-- START RECORD EXTRACTS --

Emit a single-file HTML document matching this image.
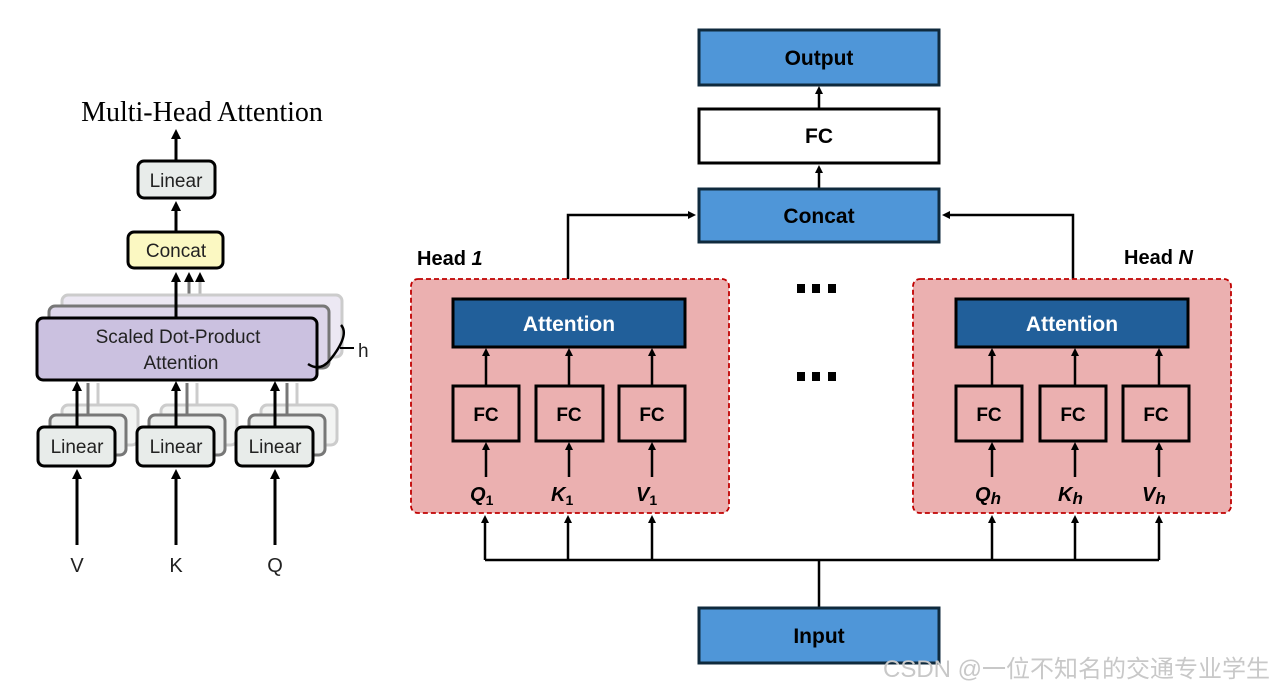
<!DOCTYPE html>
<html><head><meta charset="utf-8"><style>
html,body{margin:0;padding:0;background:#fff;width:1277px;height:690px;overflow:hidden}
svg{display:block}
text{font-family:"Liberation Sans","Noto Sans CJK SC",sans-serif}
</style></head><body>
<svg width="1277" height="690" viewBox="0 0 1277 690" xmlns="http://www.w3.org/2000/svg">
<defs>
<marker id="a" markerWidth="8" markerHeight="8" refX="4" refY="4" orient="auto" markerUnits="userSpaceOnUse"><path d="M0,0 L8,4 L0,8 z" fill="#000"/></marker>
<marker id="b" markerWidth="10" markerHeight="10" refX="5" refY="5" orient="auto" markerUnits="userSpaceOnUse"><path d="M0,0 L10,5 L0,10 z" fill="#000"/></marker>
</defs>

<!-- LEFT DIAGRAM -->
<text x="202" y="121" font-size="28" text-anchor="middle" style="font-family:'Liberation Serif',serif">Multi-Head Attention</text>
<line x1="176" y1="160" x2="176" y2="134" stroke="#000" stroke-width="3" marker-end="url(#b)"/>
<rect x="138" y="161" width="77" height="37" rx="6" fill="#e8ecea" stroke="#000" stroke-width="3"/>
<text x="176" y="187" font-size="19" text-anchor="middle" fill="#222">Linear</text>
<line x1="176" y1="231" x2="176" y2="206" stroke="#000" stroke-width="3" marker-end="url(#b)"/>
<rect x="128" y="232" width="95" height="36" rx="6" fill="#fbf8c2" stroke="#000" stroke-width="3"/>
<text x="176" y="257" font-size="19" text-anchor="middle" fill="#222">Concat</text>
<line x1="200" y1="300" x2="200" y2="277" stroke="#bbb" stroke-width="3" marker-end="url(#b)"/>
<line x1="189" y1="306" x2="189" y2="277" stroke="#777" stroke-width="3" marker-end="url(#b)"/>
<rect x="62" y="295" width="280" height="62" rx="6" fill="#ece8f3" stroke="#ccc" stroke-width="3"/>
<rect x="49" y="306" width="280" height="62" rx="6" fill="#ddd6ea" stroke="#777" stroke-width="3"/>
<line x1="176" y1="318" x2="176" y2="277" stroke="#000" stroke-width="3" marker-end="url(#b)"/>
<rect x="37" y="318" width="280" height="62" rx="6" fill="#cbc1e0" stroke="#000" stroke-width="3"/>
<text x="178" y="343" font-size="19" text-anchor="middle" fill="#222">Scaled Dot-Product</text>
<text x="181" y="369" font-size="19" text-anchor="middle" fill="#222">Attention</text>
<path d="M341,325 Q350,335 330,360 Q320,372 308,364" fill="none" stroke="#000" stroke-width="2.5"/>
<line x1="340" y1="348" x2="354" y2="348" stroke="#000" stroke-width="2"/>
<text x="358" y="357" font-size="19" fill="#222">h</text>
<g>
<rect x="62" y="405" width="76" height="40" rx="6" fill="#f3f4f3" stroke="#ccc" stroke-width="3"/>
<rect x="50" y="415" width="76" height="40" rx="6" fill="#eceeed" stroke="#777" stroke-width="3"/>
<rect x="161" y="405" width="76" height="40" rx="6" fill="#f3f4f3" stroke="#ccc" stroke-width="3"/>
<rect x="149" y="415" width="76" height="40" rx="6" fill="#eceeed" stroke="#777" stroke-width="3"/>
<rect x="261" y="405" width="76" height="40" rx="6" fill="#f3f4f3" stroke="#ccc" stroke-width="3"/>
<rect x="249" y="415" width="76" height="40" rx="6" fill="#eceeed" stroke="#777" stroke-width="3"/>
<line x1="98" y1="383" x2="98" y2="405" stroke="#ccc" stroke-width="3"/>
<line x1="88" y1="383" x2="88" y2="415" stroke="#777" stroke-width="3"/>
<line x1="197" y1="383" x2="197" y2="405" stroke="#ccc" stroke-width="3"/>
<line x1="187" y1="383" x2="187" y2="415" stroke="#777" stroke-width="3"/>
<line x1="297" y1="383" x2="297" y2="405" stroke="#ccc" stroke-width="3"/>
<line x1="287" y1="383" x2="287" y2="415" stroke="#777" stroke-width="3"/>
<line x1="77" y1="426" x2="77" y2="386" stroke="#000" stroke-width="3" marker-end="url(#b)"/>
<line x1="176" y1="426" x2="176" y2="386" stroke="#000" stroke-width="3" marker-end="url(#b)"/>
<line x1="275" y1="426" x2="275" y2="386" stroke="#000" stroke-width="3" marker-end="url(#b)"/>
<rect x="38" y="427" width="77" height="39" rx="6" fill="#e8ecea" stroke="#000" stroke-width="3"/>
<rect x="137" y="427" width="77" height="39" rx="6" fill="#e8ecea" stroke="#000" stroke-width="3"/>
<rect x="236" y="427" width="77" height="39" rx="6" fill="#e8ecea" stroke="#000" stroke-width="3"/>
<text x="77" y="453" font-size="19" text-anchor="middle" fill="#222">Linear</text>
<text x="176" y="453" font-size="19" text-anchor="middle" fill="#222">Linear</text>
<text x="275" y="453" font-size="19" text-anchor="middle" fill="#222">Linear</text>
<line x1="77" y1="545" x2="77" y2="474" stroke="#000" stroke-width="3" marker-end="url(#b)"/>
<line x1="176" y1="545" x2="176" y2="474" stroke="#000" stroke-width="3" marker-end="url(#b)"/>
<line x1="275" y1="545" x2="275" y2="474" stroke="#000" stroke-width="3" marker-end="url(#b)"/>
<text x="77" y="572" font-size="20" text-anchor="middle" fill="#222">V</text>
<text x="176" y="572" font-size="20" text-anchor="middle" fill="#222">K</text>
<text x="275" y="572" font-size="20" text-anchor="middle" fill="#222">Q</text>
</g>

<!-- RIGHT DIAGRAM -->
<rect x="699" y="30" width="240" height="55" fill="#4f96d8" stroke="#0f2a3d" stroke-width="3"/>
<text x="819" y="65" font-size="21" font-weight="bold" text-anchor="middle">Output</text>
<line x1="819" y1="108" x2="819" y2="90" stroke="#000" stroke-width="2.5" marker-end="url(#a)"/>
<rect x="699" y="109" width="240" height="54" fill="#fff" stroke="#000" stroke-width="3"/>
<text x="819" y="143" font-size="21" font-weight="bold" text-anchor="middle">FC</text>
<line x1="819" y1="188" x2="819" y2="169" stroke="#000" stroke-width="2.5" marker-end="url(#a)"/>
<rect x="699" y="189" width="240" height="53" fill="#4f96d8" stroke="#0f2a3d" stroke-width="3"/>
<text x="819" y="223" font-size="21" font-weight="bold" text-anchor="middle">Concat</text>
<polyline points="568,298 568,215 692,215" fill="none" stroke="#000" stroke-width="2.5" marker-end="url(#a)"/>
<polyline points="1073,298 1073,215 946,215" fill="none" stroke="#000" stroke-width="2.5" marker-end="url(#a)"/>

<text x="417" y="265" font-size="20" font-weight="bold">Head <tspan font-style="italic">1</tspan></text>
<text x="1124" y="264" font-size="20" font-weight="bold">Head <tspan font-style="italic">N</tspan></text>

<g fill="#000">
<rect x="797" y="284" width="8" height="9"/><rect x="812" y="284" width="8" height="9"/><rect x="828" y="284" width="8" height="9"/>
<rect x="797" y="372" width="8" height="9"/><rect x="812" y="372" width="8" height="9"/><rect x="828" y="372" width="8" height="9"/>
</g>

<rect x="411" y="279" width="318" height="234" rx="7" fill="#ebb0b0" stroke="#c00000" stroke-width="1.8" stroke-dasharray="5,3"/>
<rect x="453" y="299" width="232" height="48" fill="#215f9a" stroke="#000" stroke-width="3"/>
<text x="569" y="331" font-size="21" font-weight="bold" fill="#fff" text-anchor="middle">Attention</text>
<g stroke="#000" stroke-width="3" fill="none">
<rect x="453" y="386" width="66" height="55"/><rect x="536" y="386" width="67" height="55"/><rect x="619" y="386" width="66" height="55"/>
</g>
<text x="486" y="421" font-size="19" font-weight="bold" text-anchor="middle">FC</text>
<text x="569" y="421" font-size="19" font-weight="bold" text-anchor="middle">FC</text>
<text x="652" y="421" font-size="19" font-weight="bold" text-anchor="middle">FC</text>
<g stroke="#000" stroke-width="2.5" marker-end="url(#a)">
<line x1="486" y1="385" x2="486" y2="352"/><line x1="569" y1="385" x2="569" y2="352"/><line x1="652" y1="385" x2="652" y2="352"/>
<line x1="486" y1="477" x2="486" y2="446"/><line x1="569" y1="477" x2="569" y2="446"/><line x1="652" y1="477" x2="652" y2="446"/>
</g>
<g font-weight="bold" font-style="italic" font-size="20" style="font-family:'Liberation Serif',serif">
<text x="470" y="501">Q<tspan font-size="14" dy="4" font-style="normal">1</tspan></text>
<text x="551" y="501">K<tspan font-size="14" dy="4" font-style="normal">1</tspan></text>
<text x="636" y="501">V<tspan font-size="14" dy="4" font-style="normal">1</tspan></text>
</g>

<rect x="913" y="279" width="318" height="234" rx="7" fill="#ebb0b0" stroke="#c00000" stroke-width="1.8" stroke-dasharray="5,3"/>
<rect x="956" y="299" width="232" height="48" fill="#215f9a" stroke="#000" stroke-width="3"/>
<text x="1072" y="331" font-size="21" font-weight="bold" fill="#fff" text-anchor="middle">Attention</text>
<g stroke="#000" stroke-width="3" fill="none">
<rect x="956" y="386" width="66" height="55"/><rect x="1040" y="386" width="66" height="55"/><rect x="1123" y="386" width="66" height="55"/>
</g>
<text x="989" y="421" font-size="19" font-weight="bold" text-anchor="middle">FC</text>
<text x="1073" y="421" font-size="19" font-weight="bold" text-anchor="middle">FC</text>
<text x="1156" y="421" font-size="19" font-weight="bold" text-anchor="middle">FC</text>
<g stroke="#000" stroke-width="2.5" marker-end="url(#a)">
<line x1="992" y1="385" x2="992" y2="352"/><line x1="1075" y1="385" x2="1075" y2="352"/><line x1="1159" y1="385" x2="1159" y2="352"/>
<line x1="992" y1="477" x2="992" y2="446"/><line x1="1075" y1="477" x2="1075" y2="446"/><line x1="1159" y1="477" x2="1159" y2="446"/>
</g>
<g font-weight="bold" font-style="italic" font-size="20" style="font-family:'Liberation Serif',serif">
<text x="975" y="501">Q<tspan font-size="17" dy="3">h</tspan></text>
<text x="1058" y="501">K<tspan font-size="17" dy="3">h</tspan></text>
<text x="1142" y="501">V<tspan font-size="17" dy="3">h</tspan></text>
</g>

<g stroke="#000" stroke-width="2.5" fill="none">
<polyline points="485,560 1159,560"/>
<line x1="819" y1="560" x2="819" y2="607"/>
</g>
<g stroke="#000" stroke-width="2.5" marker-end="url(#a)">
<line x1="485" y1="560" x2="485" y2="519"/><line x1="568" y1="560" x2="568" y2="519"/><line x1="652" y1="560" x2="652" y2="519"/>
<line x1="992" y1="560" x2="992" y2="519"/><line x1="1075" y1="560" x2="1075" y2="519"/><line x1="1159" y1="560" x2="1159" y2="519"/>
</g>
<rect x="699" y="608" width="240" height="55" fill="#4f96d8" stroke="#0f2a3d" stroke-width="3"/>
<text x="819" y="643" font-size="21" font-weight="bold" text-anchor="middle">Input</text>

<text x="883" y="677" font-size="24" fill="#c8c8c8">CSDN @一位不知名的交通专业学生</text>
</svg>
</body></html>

-- END RECORD EXTRACTS --
-- START RECORD EXTRACTS --

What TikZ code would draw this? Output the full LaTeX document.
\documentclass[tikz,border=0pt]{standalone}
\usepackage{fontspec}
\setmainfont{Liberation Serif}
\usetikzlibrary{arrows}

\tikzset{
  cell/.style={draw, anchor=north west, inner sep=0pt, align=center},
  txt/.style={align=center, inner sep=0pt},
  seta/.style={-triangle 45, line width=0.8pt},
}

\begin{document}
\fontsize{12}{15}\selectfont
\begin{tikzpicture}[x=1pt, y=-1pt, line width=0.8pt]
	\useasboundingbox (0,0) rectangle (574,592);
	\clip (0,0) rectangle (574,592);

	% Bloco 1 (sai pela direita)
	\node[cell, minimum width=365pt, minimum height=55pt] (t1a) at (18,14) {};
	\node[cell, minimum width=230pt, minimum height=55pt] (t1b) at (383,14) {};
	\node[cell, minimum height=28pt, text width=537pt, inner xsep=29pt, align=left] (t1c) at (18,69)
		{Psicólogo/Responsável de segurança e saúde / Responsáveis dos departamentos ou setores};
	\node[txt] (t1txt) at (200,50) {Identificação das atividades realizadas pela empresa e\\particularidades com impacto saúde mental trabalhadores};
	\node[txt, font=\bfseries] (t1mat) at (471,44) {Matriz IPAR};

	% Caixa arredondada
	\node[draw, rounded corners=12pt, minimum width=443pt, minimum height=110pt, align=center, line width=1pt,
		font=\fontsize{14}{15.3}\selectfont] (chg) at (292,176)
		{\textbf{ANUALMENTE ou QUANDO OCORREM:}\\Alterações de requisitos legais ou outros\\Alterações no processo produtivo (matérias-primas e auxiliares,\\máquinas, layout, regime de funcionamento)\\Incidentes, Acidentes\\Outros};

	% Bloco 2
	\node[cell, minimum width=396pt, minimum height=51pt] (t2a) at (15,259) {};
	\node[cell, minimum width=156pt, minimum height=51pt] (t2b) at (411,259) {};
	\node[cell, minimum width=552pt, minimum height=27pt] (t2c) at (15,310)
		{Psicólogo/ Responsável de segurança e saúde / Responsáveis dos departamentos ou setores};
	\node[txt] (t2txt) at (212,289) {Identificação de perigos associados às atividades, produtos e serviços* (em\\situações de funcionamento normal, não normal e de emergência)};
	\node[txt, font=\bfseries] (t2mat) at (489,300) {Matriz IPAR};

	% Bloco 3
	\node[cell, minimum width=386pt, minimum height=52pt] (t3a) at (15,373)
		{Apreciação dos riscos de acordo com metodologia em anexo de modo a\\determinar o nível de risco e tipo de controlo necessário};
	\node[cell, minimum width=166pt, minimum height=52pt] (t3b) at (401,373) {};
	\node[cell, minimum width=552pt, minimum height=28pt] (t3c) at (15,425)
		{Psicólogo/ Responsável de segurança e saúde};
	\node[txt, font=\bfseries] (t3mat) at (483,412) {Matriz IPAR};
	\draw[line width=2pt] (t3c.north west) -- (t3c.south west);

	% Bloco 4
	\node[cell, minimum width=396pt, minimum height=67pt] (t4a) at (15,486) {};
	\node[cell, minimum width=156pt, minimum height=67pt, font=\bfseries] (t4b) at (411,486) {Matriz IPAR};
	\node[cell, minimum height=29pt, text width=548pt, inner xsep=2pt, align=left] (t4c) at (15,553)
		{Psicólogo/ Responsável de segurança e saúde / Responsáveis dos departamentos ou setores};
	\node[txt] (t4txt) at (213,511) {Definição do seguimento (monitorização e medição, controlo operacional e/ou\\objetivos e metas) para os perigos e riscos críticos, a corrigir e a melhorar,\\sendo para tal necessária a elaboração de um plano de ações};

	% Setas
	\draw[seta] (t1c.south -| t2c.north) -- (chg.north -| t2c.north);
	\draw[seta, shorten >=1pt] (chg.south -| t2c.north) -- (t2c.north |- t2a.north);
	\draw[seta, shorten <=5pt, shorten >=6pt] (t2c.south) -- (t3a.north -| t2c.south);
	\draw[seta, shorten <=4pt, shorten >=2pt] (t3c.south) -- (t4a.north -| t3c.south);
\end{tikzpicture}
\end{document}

-- END RECORD EXTRACTS --

**WHAT YOU ARE ASKED TO DO:** Consider the entries above and return each line with the string "Output".

**SOLUTION TO THE EXERCISE:**
<text x="819" y="65" font-size="21" font-weight="bold" text-anchor="middle">Output</text>
What TikZ code would draw this? Output the full LaTeX document.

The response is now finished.